The New York lab examined a 1.18 ct. natural type IIb Fancy Intense blue diamond that showed an extremely high concentration of boron – 5.84 parts per million. Most blue diamonds, like the type IIb Hope Diamond, have boron concentrations between 0.24 ppm and 0.36 ppm. This was the highest boron concentration GIA researchers have ever seen in a natural diamond.
Another extraordinary type IIb was a natural 1.42 ct. Fancy gray-purple diamond submitted to the Carlsbad lab. The diamond was unusual for its color, but also for its extremely strong photoluminescence.
GIA researchers examined several unusual cultured pearls, one a large cream and white colored baroque shaped piece with an unusual translucent ring on one side. Upon examination, the pearl was found to be assembled, with a new section of nacre applied to an area that had broken off. The second was a necklace of Chinese cultured pearls with a strong pinkish-purple color. Tests showed these to be cultivated in fresh water, demonstrating that Chinese producers are growing ever larger and higher-quality pearls.

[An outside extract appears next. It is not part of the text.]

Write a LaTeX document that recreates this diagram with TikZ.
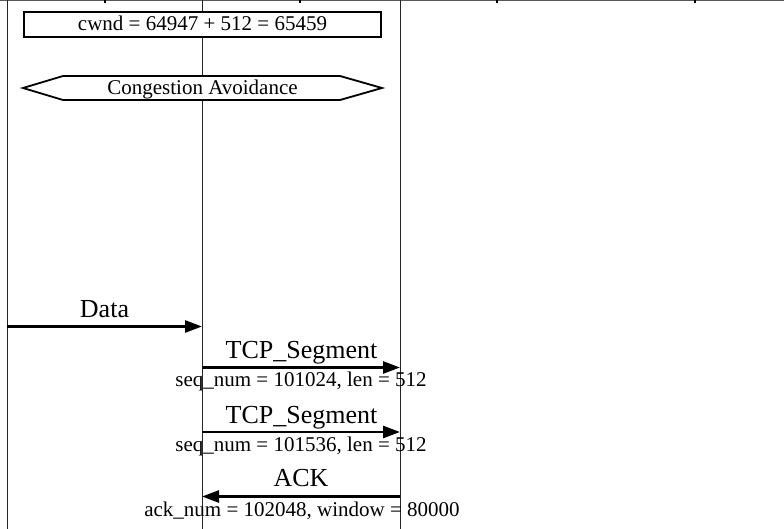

Beryllium diffusion and lead-glass filling treatments have been well-publicized in the past decade. The GIA lab in Carlsbad recently examined a 4.25 ct. orange sapphire that had undergone both treatments. Magnification revealed numerous fractures filled with glass. Further testing revealed that it was treated with beryllium (Be). Because the Be treatment requires much higher temperatures (1800 to 1850 degrees C) than the glass filling process (900 to 1400 C), it was certainly done first. It was the first time GIA had encountered a gemstone with both treatments.